-------- Entries provided

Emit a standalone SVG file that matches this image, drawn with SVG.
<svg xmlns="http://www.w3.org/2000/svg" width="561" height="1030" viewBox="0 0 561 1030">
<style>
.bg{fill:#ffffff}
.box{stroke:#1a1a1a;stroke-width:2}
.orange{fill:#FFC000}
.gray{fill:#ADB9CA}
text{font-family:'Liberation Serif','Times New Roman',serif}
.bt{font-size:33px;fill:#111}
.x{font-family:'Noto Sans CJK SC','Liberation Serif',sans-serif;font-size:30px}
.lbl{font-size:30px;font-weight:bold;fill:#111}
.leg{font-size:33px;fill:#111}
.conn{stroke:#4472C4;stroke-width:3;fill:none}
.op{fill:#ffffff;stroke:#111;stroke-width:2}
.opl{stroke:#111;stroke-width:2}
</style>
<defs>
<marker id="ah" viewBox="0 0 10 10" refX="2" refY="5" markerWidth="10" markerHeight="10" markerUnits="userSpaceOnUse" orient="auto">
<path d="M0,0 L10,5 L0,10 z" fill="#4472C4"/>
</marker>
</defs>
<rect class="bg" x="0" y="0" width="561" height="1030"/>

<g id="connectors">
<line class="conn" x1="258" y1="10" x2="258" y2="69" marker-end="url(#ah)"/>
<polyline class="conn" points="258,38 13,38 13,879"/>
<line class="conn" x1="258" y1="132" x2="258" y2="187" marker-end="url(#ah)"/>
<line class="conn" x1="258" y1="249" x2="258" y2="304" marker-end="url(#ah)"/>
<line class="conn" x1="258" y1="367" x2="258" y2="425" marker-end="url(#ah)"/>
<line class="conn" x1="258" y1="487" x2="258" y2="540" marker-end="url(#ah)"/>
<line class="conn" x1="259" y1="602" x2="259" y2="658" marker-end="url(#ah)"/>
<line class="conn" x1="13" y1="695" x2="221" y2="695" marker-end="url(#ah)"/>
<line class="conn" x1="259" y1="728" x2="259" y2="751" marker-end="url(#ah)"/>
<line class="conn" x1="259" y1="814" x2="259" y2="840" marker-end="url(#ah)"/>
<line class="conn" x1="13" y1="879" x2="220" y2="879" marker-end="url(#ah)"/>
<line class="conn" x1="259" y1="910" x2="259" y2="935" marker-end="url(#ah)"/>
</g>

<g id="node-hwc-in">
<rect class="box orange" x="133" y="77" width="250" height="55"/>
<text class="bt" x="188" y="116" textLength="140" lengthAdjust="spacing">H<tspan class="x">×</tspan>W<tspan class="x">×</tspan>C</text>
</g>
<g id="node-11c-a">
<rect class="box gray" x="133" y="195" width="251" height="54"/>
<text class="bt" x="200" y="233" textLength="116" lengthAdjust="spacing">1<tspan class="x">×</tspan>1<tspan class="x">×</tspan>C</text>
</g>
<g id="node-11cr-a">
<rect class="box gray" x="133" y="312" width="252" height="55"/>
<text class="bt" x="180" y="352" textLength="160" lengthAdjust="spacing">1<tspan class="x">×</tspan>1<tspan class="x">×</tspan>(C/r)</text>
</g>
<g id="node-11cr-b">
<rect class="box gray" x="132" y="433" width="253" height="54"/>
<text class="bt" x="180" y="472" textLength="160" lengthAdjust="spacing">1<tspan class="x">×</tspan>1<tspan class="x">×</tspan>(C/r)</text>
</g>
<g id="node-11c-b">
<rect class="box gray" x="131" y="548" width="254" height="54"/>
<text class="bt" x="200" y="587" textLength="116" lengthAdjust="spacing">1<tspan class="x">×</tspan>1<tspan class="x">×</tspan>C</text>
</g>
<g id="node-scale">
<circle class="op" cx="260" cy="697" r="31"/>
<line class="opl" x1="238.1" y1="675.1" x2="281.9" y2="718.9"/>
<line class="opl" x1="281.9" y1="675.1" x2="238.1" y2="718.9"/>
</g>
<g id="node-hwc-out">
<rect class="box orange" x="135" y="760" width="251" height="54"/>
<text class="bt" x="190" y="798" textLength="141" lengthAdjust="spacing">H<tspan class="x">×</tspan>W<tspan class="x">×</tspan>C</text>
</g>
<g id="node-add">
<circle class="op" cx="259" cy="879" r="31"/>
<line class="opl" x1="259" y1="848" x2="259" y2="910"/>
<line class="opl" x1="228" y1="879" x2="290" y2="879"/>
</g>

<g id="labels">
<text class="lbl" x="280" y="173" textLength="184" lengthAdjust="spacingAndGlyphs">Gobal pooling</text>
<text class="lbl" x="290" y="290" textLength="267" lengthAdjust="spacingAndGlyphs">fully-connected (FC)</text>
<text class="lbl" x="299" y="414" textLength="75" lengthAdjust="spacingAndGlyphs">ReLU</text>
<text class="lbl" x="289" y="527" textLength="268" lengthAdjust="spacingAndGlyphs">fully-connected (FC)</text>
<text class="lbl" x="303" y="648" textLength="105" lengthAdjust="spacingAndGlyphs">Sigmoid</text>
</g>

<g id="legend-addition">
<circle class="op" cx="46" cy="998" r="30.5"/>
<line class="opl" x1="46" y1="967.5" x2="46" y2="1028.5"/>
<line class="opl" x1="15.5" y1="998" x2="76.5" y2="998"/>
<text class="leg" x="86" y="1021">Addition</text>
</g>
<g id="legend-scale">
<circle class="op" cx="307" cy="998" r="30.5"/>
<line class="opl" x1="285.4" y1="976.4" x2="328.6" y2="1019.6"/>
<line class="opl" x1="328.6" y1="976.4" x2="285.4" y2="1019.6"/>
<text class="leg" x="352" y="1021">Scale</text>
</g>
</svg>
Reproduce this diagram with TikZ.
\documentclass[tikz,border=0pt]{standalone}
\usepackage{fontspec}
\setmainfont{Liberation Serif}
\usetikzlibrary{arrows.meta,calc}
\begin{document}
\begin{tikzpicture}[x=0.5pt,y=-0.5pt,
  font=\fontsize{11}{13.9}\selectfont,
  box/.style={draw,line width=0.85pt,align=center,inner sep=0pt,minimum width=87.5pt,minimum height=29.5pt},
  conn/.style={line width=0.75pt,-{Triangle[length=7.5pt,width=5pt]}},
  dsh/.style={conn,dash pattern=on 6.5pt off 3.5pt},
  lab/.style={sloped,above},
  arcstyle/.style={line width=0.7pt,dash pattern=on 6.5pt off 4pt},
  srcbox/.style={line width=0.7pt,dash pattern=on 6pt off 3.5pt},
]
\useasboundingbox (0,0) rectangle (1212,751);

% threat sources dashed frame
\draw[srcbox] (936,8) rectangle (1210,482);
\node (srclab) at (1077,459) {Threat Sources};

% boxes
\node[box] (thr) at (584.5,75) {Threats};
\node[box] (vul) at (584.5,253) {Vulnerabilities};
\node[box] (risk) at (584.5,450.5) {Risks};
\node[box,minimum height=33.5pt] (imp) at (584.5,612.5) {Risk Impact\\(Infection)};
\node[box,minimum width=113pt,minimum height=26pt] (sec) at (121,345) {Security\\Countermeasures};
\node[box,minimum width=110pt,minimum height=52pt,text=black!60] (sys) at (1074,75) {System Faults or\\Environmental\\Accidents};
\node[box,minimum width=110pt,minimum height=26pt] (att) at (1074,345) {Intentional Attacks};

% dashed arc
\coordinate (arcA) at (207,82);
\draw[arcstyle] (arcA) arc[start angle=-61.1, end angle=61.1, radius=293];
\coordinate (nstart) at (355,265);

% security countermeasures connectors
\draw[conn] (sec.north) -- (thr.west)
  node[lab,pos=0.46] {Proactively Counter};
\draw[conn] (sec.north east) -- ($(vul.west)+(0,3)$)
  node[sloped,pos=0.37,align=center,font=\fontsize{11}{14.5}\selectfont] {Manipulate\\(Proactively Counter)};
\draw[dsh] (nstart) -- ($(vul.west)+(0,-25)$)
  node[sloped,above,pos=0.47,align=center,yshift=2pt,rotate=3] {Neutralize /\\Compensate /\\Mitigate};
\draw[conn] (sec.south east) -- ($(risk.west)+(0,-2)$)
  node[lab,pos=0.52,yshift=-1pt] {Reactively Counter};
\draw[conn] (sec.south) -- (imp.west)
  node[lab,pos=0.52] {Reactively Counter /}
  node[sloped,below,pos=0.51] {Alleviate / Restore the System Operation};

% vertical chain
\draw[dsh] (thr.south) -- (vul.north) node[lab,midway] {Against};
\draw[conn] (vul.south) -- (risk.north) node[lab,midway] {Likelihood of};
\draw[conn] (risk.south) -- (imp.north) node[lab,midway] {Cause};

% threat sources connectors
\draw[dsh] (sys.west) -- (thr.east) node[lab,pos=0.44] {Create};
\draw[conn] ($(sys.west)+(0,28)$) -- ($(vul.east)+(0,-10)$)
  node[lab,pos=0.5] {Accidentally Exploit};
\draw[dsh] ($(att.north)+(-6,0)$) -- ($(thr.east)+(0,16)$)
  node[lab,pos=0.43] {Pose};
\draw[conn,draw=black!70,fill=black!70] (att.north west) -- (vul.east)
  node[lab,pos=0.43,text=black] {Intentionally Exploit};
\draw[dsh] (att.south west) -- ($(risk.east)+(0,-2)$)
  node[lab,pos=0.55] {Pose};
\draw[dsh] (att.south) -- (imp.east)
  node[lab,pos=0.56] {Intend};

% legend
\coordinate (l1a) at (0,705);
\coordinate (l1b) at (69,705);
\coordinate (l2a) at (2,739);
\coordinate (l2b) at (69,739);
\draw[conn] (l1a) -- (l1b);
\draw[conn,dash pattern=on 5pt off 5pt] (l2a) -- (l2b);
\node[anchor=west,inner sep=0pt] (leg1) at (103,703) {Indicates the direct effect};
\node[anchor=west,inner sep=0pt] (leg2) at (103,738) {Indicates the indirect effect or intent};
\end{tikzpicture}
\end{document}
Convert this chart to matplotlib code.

----------------

What the exercise asks => Report the number of lines in the entries above that include the word "this" and add nothing to it.

Written response => 3